OBJECTIVE:
Copy out the listing that follows, exact in every word, and skip the images.
— BEGIN —
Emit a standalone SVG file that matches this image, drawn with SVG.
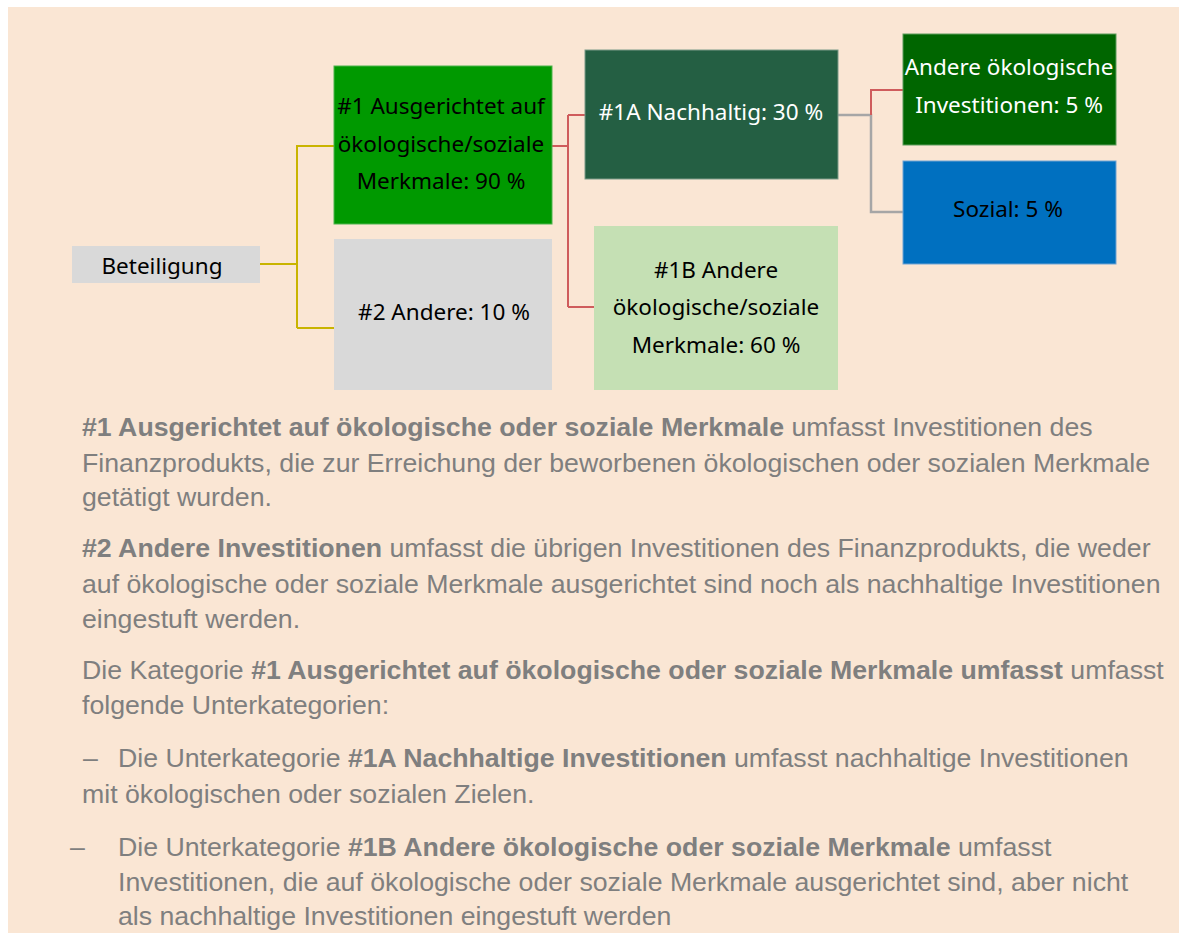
<svg xmlns="http://www.w3.org/2000/svg" width="1184" height="933" viewBox="0 0 1184 933">
<style>
.bt{font-family:"Noto Sans","Open Sans",sans-serif;font-size:22.5px;text-anchor:middle;fill:#000}
.wt{fill:#fff}
.p{font-family:"Liberation Sans",Arial,sans-serif;font-size:26.7px;fill:#7f7f7f}
.b{font-weight:bold}
.cy{fill:none;stroke:#c9b400;stroke-width:2}
.cr{fill:none;stroke:#cf5c5c;stroke-width:2}
.cg{fill:none;stroke:#a6a6a6;stroke-width:2.5}
</style>
<rect x="0" y="0" width="1184" height="933" fill="#ffffff"/>
<rect x="8" y="7" width="1171" height="926" fill="#fae6d4"/>
<g id="connectors">
<path class="cy" d="M260,264 H297 M297,145 V328 M297,146 H334 M297,328 H334"/>
<path class="cr" d="M552,146 H568 M568,115 V307 M568,115 H585 M568,307 H594"/>
<path class="cg" d="M838,115 H871 V212 H903"/>
<path class="cr" d="M871,115 V90 H903"/>
</g>
<g id="beteiligung">
<rect x="72" y="246" width="188" height="37" fill="#d9d9d9"/>
<text class="bt" x="162" y="274">Beteiligung</text>
</g>
<g id="n1">
<rect x="334" y="66" width="218" height="158" fill="#009900" stroke="#4cb34c" stroke-width="1"/>
<text class="bt" x="441" y="114">#1 Ausgerichtet auf</text>
<text class="bt" x="441" y="152">ökologische/soziale</text>
<text class="bt" x="441" y="189">Merkmale: 90 %</text>
</g>
<g id="n2">
<rect x="334" y="239" width="218" height="151" fill="#d9d9d9"/>
<text class="bt" x="444" y="320">#2 Andere: 10 %</text>
</g>
<g id="n1a">
<rect x="585" y="50" width="253" height="129" fill="#245f43" stroke="#7a9a88" stroke-width="1"/>
<text class="bt wt" x="711" y="120">#1A Nachhaltig: 30 %</text>
</g>
<g id="n1b">
<rect x="594" y="226" width="244" height="164" fill="#c5e0b4"/>
<text class="bt" x="716" y="278">#1B Andere</text>
<text class="bt" x="716" y="315">ökologische/soziale</text>
<text class="bt" x="716" y="353">Merkmale: 60 %</text>
</g>
<g id="n_oeko">
<rect x="903" y="34" width="213" height="111" fill="#006600" stroke="#5c9c5c" stroke-width="1"/>
<text class="bt wt" x="1009" y="75">Andere ökologische</text>
<text class="bt wt" x="1009" y="113">Investitionen: 5 %</text>
</g>
<g id="n_sozial">
<rect x="903" y="161" width="213" height="103" fill="#0070c0" stroke="#6fa3d3" stroke-width="1"/>
<text class="bt" x="1008" y="217">Sozial: 5 %</text>
</g>
<g id="legend">
<text class="p" x="82" y="436"><tspan class="b">#1 Ausgerichtet auf ökologische oder soziale Merkmale</tspan> umfasst Investitionen des</text>
<text class="p" x="82" y="472">Finanzprodukts, die zur Erreichung der beworbenen ökologischen oder sozialen Merkmale</text>
<text class="p" x="82" y="506">getätigt wurden.</text>
<text class="p" x="82" y="557"><tspan class="b">#2 Andere Investitionen</tspan> umfasst die übrigen Investitionen des Finanzprodukts, die weder</text>
<text class="p" x="82" y="593">auf ökologische oder soziale Merkmale ausgerichtet sind noch als nachhaltige Investitionen</text>
<text class="p" x="82" y="628">eingestuft werden.</text>
<text class="p" x="82" y="679">Die Kategorie <tspan class="b">#1 Ausgerichtet auf ökologische oder soziale Merkmale umfasst</tspan> umfasst</text>
<text class="p" x="82" y="714">folgende Unterkategorien:</text>
<text class="p" x="83" y="767">–</text>
<text class="p" x="118" y="767">Die Unterkategorie <tspan class="b">#1A Nachhaltige Investitionen</tspan> umfasst nachhaltige Investitionen</text>
<text class="p" x="82" y="803">mit ökologischen oder sozialen Zielen.</text>
<text class="p" x="70" y="856">–</text>
<text class="p" x="118" y="856">Die Unterkategorie <tspan class="b">#1B Andere ökologische oder soziale Merkmale</tspan> umfasst</text>
<text class="p" x="118" y="891">Investitionen, die auf ökologische oder soziale Merkmale ausgerichtet sind, aber nicht</text>
<text class="p" x="118" y="925">als nachhaltige Investitionen eingestuft werden</text>
</g>
</svg>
— END —
SOLVED EXERCISE:
Emit a standalone SVG file that matches this image, drawn with SVG.
<svg xmlns="http://www.w3.org/2000/svg" width="1184" height="933" viewBox="0 0 1184 933">
<style>
.bt{font-family:"Noto Sans","Open Sans",sans-serif;font-size:22.5px;text-anchor:middle;fill:#000}
.wt{fill:#fff}
.p{font-family:"Liberation Sans",Arial,sans-serif;font-size:26.7px;fill:#7f7f7f}
.b{font-weight:bold}
.cy{fill:none;stroke:#c9b400;stroke-width:2}
.cr{fill:none;stroke:#cf5c5c;stroke-width:2}
.cg{fill:none;stroke:#a6a6a6;stroke-width:2.5}
</style>
<rect x="0" y="0" width="1184" height="933" fill="#ffffff"/>
<rect x="8" y="7" width="1171" height="926" fill="#fae6d4"/>
<g id="connectors">
<path class="cy" d="M260,264 H297 M297,145 V328 M297,146 H334 M297,328 H334"/>
<path class="cr" d="M552,146 H568 M568,115 V307 M568,115 H585 M568,307 H594"/>
<path class="cg" d="M838,115 H871 V212 H903"/>
<path class="cr" d="M871,115 V90 H903"/>
</g>
<g id="beteiligung">
<rect x="72" y="246" width="188" height="37" fill="#d9d9d9"/>
<text class="bt" x="162" y="274">Beteiligung</text>
</g>
<g id="n1">
<rect x="334" y="66" width="218" height="158" fill="#009900" stroke="#4cb34c" stroke-width="1"/>
<text class="bt" x="441" y="114">#1 Ausgerichtet auf</text>
<text class="bt" x="441" y="152">ökologische/soziale</text>
<text class="bt" x="441" y="189">Merkmale: 90 %</text>
</g>
<g id="n2">
<rect x="334" y="239" width="218" height="151" fill="#d9d9d9"/>
<text class="bt" x="444" y="320">#2 Andere: 10 %</text>
</g>
<g id="n1a">
<rect x="585" y="50" width="253" height="129" fill="#245f43" stroke="#7a9a88" stroke-width="1"/>
<text class="bt wt" x="711" y="120">#1A Nachhaltig: 30 %</text>
</g>
<g id="n1b">
<rect x="594" y="226" width="244" height="164" fill="#c5e0b4"/>
<text class="bt" x="716" y="278">#1B Andere</text>
<text class="bt" x="716" y="315">ökologische/soziale</text>
<text class="bt" x="716" y="353">Merkmale: 60 %</text>
</g>
<g id="n_oeko">
<rect x="903" y="34" width="213" height="111" fill="#006600" stroke="#5c9c5c" stroke-width="1"/>
<text class="bt wt" x="1009" y="75">Andere ökologische</text>
<text class="bt wt" x="1009" y="113">Investitionen: 5 %</text>
</g>
<g id="n_sozial">
<rect x="903" y="161" width="213" height="103" fill="#0070c0" stroke="#6fa3d3" stroke-width="1"/>
<text class="bt" x="1008" y="217">Sozial: 5 %</text>
</g>
<g id="legend">
<text class="p" x="82" y="436"><tspan class="b">#1 Ausgerichtet auf ökologische oder soziale Merkmale</tspan> umfasst Investitionen des</text>
<text class="p" x="82" y="472">Finanzprodukts, die zur Erreichung der beworbenen ökologischen oder sozialen Merkmale</text>
<text class="p" x="82" y="506">getätigt wurden.</text>
<text class="p" x="82" y="557"><tspan class="b">#2 Andere Investitionen</tspan> umfasst die übrigen Investitionen des Finanzprodukts, die weder</text>
<text class="p" x="82" y="593">auf ökologische oder soziale Merkmale ausgerichtet sind noch als nachhaltige Investitionen</text>
<text class="p" x="82" y="628">eingestuft werden.</text>
<text class="p" x="82" y="679">Die Kategorie <tspan class="b">#1 Ausgerichtet auf ökologische oder soziale Merkmale umfasst</tspan> umfasst</text>
<text class="p" x="82" y="714">folgende Unterkategorien:</text>
<text class="p" x="83" y="767">–</text>
<text class="p" x="118" y="767">Die Unterkategorie <tspan class="b">#1A Nachhaltige Investitionen</tspan> umfasst nachhaltige Investitionen</text>
<text class="p" x="82" y="803">mit ökologischen oder sozialen Zielen.</text>
<text class="p" x="70" y="856">–</text>
<text class="p" x="118" y="856">Die Unterkategorie <tspan class="b">#1B Andere ökologische oder soziale Merkmale</tspan> umfasst</text>
<text class="p" x="118" y="891">Investitionen, die auf ökologische oder soziale Merkmale ausgerichtet sind, aber nicht</text>
<text class="p" x="118" y="925">als nachhaltige Investitionen eingestuft werden</text>
</g>
</svg>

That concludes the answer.